You know....There's no call for that. That's just bad form.

DefCon please don't belittle other people's opinions like that. Makes you look like a troll.
 
Last edited by a moderator:
S

Sunseeker

Guest
This is the #1 question the RPG industry needs to figure out----how do we get more people to play our games?
Better product placement.

Can I buy the D&D books in a WalMart? No.
Can I buy D&D minis are Toys'R'Us? No.
Can I buy D&D video games at Best Buy? No.

Where can I buy D&D products? At your FLGS! Well this relies on two assumptions: One: that you like your FLGS, I've been to plenty, some are very bad places to game. Two: that your LGS supports board games, many do not.
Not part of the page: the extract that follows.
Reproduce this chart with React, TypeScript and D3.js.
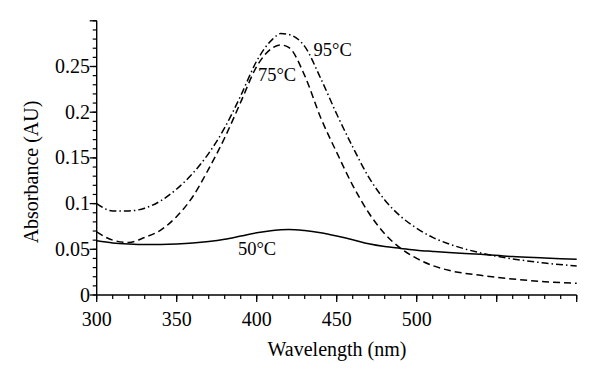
import React from "react";
import * as d3 from "d3";

const wavelengths = [300, 310, 320, 330, 340, 350, 360, 370, 380, 390, 400, 410, 415, 420, 430, 440, 450, 460, 470, 480, 490, 500, 510, 520, 540, 560, 580, 600];
const abs95 = [0.100, 0.092, 0.092, 0.095, 0.103, 0.116, 0.133, 0.155, 0.183, 0.218, 0.256, 0.280, 0.286, 0.285, 0.272, 0.237, 0.198, 0.162, 0.129, 0.104, 0.086, 0.073, 0.063, 0.056, 0.0460, 0.0395, 0.0350, 0.0317];
const abs75 = [0.069, 0.060, 0.0575, 0.063, 0.071, 0.086, 0.1075, 0.138, 0.172, 0.211, 0.250, 0.2705, 0.2735, 0.271, 0.240, 0.194, 0.156, 0.120, 0.090, 0.067, 0.051, 0.040, 0.0322, 0.027, 0.0215, 0.0175, 0.0145, 0.0128];
const abs50 = [0.0594, 0.057, 0.0558, 0.0552, 0.0553, 0.0558, 0.0568, 0.0585, 0.061, 0.0645, 0.068, 0.0705, 0.0715, 0.0718, 0.0705, 0.068, 0.0645, 0.0605, 0.056, 0.053, 0.051, 0.049, 0.0477, 0.0465, 0.0445, 0.042, 0.0405, 0.039];

const seriesNames = ["95°C", "75°C", "50°C"];
const xTickLabels = [300, 350, 400, 450, 500];
const yTickLabels = [0, 0.05, 0.1, 0.15, 0.2, 0.25];

const FONT = "'Liberation Serif', 'Times New Roman', serif";

export default function App() {
  const W = 600, H = 382;
  const x = d3.scaleLinear().domain([300, 600]).range([96.7, 576.7]);
  const y = d3.scaleLinear().domain([0, 0.3]).range([295, 20.8]);

  const mk = (vals: number[]) =>
    d3.line<number>()
      .x((_, i) => x(wavelengths[i]))
      .y((v) => y(v))
      .curve(d3.curveMonotoneX)(vals) || "";

  const series = [
    { name: seriesNames[0], vals: abs95, dash: "7,3,1.5,3" },
    { name: seriesNames[1], vals: abs75, dash: "7,4" },
    { name: seriesNames[2], vals: abs50, dash: "none" },
  ];

  const xMinor = d3.range(300, 601, 10);
  const xMajor = d3.range(300, 601, 50);
  const yMinor = d3.range(0, 31, 1).map((d) => d / 100);
  const yMajor = d3.range(0, 7, 1).map((d) => d * 0.05);

  const labelPos: Record<string, [number, number]> = {
    "95°C": [435.5, 0.261],
    "75°C": [400.8, 0.234],
    "50°C": [388.3, 0.044],
  };

  const tick = { fontFamily: FONT, fontSize: 20 } as React.CSSProperties;
  const title = { fontFamily: FONT, fontSize: 20 } as React.CSSProperties;
  const lab = { fontFamily: FONT, fontSize: 18.5 } as React.CSSProperties;

  return (
    <svg width={W} height={H} style={{ position: "absolute", left: 0, top: 0, background: "#fff" }}>
      <rect width={W} height={H} fill="#fff" />
      {series.map((s) => (
        <path key={s.name} d={mk(s.vals)} fill="none" stroke="#000" strokeWidth={1.5}
          strokeDasharray={s.dash === "none" ? undefined : s.dash} />
      ))}
      <line x1={x(300)} x2={x(600)} y1={y(0)} y2={y(0)} stroke="#000" strokeWidth={1.4} />
      <line x1={x(300)} x2={x(300)} y1={y(0)} y2={y(0.3)} stroke="#000" strokeWidth={1.4} />
      {xMinor.map((t) => (
        <line key={"xm" + t} x1={x(t)} x2={x(t)} y1={y(0)} y2={y(0) + 4} stroke="#000" strokeWidth={1.2} />
      ))}
      {xMajor.map((t) => (
        <line key={"xM" + t} x1={x(t)} x2={x(t)} y1={y(0)} y2={y(0) + 7} stroke="#000" strokeWidth={1.3} />
      ))}
      {yMinor.map((t) => (
        <line key={"ym" + t} x1={x(300) - 4} x2={x(300)} y1={y(t)} y2={y(t)} stroke="#000" strokeWidth={1.2} />
      ))}
      {yMajor.map((t) => (
        <line key={"yM" + t} x1={x(300) - 7} x2={x(300)} y1={y(t)} y2={y(t)} stroke="#000" strokeWidth={1.3} />
      ))}
      {xTickLabels.map((t) => (
        <text key={"xl" + t} x={x(t)} y={326} textAnchor="middle" style={tick}>{t}</text>
      ))}
      {yTickLabels.map((t) => (
        <text key={"yl" + t} x={90} y={y(t) + 6.5} textAnchor="end" style={tick}>{String(t)}</text>
      ))}
      <text x={337} y={356} textAnchor="middle" style={title}>Wavelength (nm)</text>
      <text transform={`translate(38,172) rotate(-90)`} textAnchor="middle" style={title}>Absorbance (AU)</text>
      {series.map((s) => (
        <text key={"lab" + s.name} x={x(labelPos[s.name][0])} y={y(labelPos[s.name][1])} style={lab}>{s.name}</text>
      ))}
    </svg>
  );
}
It is not uncommon to see the books for D&D, Pathfinder, Shadowrun and everything else sit on the shelves unless the store has a very specific crowd for it. My local store didn't even stock D&D until 5th and thanks to efforts on my part and others, now can barely keep them in stock.
 

Jester David

Adventurer
One of the major problems with having stuff connected to 1-2 stories or even themes is that if you aren't interested in using/running those, WOTC isn't offering you anything.
That could be said about any product.

And another concern. Why were both APs so far both set in the Sword Coast? Was it only so they could tie in to Neverwinter and the upcoming Sword Coast Legends?
Why use the Realms as the backdrop if you aren't going to utilize the breadth and depth of the setting?
Just speculation, but I imagine they're focusing on the one area so they can leave the rest of the Realms open for home games and groups to make their own.
That, and it makes it easier to segue from the Starter Set adventure into a storyline book if they're nearby.

And if story is so important why not have short fiction on the website or publish new novels. Teh only 5E novels we know abotu so far are continuation of series already started.
The absence of new authors is kind of a slight. I think we got some new characters/ storylines during the Sundering though. But I imagine there's just less of an audience for the fiction, especially when so many of the old books are still available.